La tristeza y la melancolía son emociones que se cristalizan en las noches congeladas con especial fuerza. Las calles quedan desiertas y la niebla se levanta sobre el suelo. Surgen paisajes que se conectan directo con la soledad. El silencio permite oír ruidos extraños. Los metales de las rejas se ponen húmedos. Encontrar un refugio es un anhelo urgente. Quienes no lo encuentran quedan reducidos al entumecimiento. El frío enferma y mata sin piedad.

Las primeras víctimas suelen ser personas que viven en la calle. El alcohol y ciertas drogas ayudan a huir del dolor. Por eso son comunes entre quienes funcionan subyugados a estas condiciones. Sentir culpa por quienes no consiguen calor es una conciencia mínima que concierne al que disfruta de refugio. Lo inculcan en la educación básica.

La fascinación por el hielo y los paisajes nublados existe. Los adolescentes ocupan poleras con este clima. Algunos deportistas y entusiastas gozan desafiando las inclemencias. Escalan montes con grados bajo cero llenos de arrojo. Sin duda hay un vértigo, un placer, que permite superar la incomodidad. El amor propio de los andinistas y exploradores es temerario.

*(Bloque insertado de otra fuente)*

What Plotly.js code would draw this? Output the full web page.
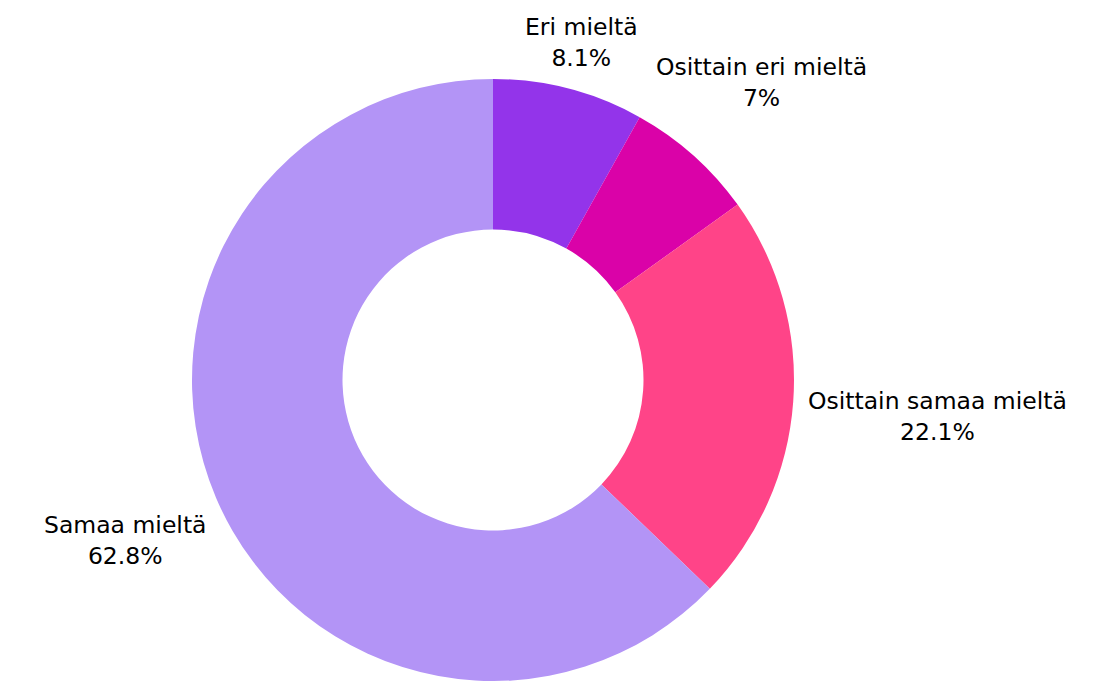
<!DOCTYPE html>
<html>
<head>
<meta charset="utf-8">
<script src="https://cdn.plot.ly/plotly-3.0.1.min.js"></script>
<style>html,body{margin:0;padding:0;background:#fff;}#chart{width:1099px;height:681px;}</style>
</head>
<body>
<div id="chart"></div>
<script>
const categories = ["Eri mieltä", "Osittain eri mieltä", "Osittain samaa mieltä", "Samaa mieltä"];
const values = [8.1, 7.0, 22.1, 62.8];
const colors = ["#9334EA", "#DA02A8", "#FF4488", "#B394F6"];

const W_PX = 1099, H_PX = 681;
const margin = {l: 0, r: 113, t: 79, b: 0};
const FONT = "DejaVu Sans";
const FSIZE = 23.5;

// pie geometry as Plotly lays it out (full domain)
const plotW = W_PX - margin.l - margin.r;
const plotH = H_PX - margin.t - margin.b;
const R = Math.min(plotW, plotH) / 2;
const cx = margin.l + plotW / 2;
const cy = margin.t + plotH / 2;

const total = values.reduce((a, b) => a + b, 0);
const ctx = document.createElement("canvas").getContext("2d");
ctx.font = FSIZE + "px '" + FONT + "'";

let cum = 0;
const annotations = categories.map((lab, i) => {
  const frac = values[i] / total;
  const mid = (cum + frac / 2) * 2 * Math.PI; // clockwise from top
  cum += frac;
  const pctText = parseFloat((frac * 100).toPrecision(3)) + "%";
  const w = Math.max(ctx.measureText(lab).width, ctx.measureText(pctText).width);
  const h = 2.1 * FSIZE;
  const s = Math.sin(mid), c = Math.cos(mid);
  const d = R + 14 + (w / 2) * Math.abs(s) + (h / 2) * Math.abs(c);
  const px = cx + d * s;
  const py = cy - d * c;
  return {
    xref: "paper", yref: "paper",
    x: (px - margin.l) / plotW,
    y: 1 - (py - margin.t) / plotH,
    xanchor: "center", yanchor: "middle",
    yshift: -4,
    text: lab + "<br>" + pctText,
    showarrow: false,
    align: "center",
    font: {family: FONT, size: FSIZE, color: "#000"}
  };
});

const trace = {
  type: "pie",
  labels: categories,
  values: values,
  hole: 0.5,
  sort: false,
  direction: "clockwise",
  rotation: 0,
  marker: {colors: colors, line: {width: 0}},
  textinfo: "none",
  automargin: false,
  showlegend: false,
  hoverinfo: "label+percent"
};

const layout = {
  width: W_PX,
  height: H_PX,
  margin: margin,
  paper_bgcolor: "#fff",
  font: {family: FONT, color: "#000"},
  showlegend: false,
  annotations: annotations
};

Plotly.newPlot("chart", [trace], layout, {displayModeBar: false, staticPlot: true});
</script>
</body>
</html>
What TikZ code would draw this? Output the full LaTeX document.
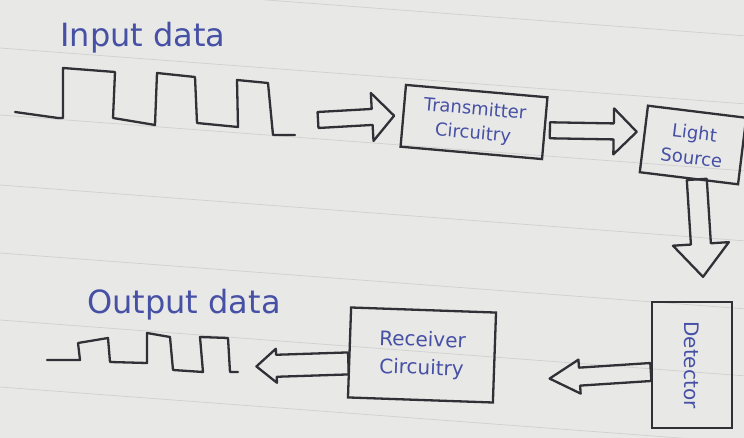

Las escenas inolvidables de frío abundan en el cine. Mi preferida es de la película de Eric Rohmer, Mi noche con Maud. Es un diálogo entre Jean-Louis Trintignant y Françoise Fabian rodeados de nieve. Él le dice a ella con tono seductor que se conocen apenas hace 24 horas, no obstante, siente que son años. Ella le responde: “Tal vez”.

No hay manera de librarse del frío. Con el tiempo se transforma en una perspectiva de la realidad, un punto de vista que determina las inmediaciones, las distancias y el humor que nos envuelve. El gusto por las sopas aumenta y la fantasía de hibernar cautiva.